Wherever "this" appears in a line, copy that line.

═════ Information supplied

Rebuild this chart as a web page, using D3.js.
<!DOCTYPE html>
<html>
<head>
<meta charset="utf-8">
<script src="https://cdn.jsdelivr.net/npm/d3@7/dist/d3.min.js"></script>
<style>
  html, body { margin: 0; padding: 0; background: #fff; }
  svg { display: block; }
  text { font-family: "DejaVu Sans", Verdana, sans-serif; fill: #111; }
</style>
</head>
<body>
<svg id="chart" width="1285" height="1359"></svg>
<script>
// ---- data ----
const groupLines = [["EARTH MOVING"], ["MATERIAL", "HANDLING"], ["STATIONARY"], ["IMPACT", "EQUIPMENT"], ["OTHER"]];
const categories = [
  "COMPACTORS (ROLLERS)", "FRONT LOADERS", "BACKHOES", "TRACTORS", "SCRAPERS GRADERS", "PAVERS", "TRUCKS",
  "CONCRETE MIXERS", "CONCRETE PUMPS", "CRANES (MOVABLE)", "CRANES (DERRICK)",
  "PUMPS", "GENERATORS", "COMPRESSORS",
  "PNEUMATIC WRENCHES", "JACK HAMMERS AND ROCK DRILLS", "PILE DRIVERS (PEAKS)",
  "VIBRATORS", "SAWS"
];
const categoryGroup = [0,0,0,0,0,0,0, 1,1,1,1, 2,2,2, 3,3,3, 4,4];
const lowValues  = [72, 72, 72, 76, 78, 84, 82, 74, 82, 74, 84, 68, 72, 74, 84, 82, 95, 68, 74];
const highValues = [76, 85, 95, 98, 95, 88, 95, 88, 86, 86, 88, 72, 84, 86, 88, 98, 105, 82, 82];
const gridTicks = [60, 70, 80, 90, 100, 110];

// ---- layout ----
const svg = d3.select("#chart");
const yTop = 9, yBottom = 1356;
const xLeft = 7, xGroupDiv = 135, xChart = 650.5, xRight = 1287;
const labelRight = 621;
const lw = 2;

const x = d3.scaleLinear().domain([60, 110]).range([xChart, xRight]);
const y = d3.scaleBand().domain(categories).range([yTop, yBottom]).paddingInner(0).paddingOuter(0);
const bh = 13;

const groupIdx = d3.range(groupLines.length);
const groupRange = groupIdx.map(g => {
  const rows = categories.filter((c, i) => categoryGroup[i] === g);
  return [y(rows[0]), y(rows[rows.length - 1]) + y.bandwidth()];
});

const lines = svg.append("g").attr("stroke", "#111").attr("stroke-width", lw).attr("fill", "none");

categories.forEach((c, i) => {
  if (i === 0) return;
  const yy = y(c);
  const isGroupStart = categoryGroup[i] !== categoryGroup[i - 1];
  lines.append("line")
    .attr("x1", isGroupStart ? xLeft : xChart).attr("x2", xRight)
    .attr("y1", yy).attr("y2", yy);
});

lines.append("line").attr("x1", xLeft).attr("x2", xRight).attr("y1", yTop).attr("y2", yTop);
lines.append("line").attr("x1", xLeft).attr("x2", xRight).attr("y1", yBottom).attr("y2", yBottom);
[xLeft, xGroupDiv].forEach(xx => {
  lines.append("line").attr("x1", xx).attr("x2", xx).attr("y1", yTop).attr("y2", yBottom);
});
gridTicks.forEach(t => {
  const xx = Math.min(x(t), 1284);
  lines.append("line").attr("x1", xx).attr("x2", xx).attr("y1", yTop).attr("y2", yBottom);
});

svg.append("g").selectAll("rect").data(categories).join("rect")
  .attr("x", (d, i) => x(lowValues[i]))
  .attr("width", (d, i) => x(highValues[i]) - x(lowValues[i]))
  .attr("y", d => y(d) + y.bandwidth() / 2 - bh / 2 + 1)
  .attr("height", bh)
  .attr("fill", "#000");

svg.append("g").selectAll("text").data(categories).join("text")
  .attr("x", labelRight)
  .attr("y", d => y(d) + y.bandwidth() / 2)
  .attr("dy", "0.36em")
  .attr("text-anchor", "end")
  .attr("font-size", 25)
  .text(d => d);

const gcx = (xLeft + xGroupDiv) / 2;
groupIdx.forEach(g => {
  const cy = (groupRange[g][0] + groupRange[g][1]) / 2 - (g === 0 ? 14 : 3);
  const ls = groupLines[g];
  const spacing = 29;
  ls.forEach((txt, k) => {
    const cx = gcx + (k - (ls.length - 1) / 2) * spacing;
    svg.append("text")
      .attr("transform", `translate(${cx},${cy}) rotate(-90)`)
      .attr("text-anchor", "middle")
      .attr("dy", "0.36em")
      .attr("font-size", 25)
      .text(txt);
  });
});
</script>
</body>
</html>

══════════
═════ Information supplied

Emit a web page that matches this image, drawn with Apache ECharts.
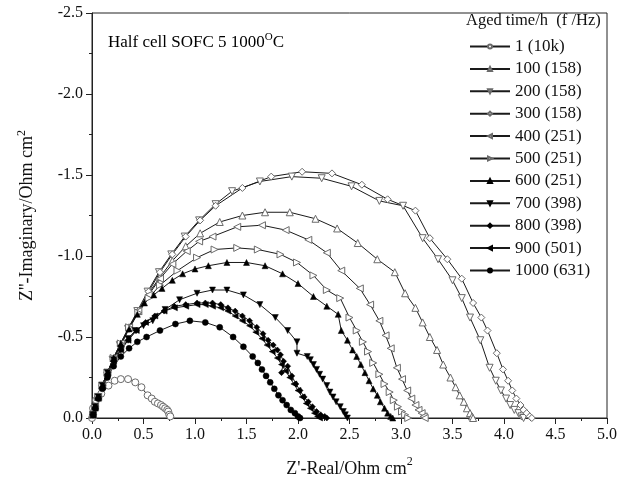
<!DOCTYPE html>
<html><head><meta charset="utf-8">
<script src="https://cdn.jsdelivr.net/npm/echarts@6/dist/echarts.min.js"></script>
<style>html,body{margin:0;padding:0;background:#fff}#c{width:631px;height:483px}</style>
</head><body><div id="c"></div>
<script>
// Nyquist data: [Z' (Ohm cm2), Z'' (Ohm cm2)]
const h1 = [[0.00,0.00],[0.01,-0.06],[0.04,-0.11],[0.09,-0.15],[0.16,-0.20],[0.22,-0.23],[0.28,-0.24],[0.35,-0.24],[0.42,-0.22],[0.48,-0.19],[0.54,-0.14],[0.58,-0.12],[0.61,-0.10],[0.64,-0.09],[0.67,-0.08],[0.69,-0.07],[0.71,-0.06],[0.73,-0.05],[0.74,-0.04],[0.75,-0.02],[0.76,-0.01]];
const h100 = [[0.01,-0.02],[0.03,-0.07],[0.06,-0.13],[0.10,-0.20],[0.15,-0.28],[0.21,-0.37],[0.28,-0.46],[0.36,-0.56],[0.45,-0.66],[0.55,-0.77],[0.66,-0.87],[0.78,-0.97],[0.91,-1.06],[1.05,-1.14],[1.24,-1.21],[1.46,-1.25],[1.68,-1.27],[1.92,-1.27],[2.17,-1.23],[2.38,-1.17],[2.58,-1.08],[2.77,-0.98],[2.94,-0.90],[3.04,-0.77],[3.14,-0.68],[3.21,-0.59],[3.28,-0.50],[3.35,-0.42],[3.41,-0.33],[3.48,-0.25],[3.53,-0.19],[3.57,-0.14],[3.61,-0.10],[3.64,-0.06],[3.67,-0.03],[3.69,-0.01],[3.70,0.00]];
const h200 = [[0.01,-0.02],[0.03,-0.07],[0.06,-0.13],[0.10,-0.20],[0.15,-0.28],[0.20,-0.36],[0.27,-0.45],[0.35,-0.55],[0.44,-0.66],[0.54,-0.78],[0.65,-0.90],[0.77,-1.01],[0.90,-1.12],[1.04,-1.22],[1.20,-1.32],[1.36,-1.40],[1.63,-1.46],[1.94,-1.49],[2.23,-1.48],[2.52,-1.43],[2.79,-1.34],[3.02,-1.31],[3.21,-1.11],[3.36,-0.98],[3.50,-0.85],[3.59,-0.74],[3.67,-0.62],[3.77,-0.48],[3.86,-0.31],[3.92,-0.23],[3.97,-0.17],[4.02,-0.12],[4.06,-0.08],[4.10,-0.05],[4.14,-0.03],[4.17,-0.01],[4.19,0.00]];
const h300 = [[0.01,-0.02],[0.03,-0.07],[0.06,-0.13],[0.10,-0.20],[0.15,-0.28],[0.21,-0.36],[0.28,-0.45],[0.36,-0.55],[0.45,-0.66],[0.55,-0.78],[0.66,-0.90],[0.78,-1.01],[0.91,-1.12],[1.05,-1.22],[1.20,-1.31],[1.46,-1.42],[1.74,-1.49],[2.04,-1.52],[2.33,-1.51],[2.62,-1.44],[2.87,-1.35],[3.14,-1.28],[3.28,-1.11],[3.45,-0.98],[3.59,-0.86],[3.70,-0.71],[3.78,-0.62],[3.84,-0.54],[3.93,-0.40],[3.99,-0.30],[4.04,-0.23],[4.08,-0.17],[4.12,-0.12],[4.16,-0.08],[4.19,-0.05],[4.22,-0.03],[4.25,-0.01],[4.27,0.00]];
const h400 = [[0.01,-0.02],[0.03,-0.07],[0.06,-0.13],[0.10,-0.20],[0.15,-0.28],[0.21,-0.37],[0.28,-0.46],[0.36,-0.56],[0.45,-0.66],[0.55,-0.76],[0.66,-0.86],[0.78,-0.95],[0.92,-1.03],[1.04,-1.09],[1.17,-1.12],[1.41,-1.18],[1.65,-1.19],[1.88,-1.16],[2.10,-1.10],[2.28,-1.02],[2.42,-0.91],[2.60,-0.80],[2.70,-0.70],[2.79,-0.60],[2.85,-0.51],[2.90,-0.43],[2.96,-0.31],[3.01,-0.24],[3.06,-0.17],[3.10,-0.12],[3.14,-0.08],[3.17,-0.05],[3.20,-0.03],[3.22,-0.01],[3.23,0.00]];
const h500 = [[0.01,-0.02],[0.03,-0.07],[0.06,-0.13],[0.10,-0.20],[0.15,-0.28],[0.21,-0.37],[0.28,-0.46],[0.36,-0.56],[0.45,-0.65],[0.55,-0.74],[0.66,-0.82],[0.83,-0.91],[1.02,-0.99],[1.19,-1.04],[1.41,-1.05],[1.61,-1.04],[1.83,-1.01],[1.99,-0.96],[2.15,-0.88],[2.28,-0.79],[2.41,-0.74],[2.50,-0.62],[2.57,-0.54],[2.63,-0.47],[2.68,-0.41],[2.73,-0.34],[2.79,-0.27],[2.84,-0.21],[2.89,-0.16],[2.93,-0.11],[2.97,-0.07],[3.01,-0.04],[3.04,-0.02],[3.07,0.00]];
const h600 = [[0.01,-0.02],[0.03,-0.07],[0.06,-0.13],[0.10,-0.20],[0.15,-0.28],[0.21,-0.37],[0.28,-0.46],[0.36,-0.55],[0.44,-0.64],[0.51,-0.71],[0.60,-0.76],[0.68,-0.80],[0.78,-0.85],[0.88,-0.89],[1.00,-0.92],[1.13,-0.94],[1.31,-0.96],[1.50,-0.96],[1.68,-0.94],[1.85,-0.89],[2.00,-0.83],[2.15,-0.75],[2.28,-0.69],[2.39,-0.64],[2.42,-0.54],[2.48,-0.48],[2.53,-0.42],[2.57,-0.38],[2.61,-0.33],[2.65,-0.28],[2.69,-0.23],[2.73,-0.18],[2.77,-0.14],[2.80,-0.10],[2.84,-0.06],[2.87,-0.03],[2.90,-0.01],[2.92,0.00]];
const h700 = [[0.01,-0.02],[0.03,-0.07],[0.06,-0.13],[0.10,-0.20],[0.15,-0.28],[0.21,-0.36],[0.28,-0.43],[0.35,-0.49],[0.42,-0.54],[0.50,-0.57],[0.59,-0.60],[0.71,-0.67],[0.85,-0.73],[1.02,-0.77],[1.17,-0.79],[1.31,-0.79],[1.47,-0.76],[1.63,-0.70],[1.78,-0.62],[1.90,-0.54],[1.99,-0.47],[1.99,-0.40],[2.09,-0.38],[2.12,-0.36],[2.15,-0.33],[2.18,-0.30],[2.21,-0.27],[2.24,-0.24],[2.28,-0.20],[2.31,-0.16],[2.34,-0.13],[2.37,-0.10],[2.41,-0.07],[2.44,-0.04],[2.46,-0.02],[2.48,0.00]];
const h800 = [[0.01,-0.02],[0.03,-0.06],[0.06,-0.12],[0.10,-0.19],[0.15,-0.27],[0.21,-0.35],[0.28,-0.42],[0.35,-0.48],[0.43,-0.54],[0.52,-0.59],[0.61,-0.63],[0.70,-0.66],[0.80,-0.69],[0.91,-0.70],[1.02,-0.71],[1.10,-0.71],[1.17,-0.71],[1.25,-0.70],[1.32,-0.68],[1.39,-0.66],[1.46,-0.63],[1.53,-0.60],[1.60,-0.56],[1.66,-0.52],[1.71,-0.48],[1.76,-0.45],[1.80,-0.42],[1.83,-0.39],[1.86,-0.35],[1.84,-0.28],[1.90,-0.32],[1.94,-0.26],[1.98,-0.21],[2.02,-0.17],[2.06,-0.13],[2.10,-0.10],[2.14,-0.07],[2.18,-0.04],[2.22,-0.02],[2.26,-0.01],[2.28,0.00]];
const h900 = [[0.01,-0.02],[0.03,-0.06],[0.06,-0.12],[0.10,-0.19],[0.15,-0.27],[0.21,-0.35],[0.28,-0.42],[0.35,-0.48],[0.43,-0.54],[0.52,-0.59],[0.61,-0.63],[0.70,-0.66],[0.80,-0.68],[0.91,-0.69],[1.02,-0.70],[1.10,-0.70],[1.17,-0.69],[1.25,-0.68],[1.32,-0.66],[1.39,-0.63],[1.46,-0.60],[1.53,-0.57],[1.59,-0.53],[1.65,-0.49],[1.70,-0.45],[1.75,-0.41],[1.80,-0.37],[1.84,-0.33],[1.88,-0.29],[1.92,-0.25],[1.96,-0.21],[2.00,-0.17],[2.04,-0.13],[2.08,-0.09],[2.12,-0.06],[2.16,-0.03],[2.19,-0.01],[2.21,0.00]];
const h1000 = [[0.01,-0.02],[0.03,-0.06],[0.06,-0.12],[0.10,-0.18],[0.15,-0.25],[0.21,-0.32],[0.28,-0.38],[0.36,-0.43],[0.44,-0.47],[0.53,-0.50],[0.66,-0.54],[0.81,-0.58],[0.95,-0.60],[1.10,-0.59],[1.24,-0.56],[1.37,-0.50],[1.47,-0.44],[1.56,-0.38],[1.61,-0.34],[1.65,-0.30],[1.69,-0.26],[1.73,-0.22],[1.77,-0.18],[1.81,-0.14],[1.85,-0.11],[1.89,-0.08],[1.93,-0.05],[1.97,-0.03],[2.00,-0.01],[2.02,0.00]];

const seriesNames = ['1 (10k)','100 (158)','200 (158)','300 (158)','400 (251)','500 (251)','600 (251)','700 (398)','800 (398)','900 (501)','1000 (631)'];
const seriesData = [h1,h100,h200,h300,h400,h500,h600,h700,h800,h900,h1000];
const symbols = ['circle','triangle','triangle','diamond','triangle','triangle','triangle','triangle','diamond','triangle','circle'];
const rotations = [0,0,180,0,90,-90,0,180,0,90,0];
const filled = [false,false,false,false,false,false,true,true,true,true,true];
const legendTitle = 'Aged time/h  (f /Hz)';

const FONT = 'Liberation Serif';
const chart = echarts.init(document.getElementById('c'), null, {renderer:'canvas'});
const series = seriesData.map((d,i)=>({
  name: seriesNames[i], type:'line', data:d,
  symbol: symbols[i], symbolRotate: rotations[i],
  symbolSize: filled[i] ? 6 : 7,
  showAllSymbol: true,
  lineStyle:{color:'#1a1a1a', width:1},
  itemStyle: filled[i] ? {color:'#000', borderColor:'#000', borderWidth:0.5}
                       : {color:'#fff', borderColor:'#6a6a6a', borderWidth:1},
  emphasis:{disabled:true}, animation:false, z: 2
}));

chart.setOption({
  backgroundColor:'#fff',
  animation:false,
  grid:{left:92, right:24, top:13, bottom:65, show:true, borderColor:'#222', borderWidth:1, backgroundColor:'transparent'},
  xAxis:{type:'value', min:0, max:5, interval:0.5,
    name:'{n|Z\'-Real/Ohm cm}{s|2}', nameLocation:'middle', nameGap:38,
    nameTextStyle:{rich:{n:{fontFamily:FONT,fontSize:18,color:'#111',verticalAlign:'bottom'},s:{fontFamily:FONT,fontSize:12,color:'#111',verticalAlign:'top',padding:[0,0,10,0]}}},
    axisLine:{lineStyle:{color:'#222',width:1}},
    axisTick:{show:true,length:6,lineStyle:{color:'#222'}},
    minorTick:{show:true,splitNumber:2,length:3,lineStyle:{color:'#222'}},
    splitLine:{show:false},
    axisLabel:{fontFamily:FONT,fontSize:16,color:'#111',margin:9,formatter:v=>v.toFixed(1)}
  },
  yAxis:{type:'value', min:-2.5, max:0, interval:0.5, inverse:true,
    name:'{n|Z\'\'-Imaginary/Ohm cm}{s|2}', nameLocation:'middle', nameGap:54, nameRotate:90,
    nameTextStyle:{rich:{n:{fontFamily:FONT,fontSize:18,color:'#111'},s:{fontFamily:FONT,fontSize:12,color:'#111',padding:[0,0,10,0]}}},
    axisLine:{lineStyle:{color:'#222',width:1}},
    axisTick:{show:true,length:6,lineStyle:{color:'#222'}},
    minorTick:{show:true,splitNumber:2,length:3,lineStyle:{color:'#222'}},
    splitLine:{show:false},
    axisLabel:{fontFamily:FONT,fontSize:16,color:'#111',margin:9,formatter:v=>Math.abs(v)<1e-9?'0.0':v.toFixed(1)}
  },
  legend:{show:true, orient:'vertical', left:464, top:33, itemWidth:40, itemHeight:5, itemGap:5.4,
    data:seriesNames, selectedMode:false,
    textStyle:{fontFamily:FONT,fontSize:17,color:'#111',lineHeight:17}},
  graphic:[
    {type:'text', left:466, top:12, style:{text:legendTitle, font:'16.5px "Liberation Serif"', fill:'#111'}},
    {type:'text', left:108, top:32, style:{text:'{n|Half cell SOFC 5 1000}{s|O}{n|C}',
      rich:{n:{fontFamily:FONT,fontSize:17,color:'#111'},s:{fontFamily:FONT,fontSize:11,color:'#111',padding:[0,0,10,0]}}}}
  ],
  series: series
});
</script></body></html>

══════════

* Exercise result:
Rebuild this chart as a web page, using D3.js.
Emit a web page that matches this image, drawn with Apache ECharts.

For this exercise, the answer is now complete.